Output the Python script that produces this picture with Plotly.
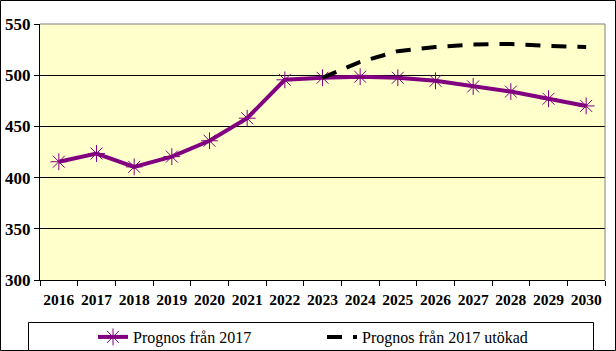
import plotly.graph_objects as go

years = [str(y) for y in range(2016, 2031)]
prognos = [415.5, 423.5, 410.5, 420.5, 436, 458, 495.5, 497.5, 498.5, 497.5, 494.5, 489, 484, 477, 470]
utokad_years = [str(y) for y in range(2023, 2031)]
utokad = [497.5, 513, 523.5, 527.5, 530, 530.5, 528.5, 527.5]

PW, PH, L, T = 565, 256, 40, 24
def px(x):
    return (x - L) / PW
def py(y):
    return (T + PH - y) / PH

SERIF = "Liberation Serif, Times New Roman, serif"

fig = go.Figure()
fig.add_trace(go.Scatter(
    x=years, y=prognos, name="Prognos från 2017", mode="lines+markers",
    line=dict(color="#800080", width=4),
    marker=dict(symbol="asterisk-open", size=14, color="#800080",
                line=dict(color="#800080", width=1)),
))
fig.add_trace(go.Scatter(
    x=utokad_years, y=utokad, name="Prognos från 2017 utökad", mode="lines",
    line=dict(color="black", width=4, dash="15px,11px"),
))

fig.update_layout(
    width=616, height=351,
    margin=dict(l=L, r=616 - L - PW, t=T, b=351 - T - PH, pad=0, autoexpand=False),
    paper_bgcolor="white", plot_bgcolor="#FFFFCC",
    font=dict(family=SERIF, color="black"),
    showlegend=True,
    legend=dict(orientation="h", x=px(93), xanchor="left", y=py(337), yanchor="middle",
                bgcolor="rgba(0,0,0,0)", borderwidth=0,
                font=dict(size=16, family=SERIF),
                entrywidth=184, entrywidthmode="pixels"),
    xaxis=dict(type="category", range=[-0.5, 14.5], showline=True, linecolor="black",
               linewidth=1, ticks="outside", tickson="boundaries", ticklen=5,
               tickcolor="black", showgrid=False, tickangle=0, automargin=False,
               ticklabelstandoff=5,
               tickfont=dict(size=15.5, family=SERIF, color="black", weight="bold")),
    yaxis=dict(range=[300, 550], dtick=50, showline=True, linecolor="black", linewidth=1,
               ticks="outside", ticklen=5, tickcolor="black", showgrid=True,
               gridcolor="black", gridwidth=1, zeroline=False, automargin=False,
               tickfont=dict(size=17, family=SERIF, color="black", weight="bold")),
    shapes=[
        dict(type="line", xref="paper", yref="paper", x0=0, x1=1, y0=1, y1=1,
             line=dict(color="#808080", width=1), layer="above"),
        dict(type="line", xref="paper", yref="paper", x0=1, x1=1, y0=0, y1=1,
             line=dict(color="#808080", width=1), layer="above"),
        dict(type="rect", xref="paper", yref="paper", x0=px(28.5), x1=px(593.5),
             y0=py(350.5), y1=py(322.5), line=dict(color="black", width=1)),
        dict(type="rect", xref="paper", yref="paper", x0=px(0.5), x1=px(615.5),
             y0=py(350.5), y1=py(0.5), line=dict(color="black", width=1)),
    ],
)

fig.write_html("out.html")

**Your objective**
From the opening line of the listing above through the line bearing "import plotly.graph_objects as go", repeat each line exactly. Drop every picture.

**Task response**
Output the Python script that produces this picture with Plotly.
import plotly.graph_objects as go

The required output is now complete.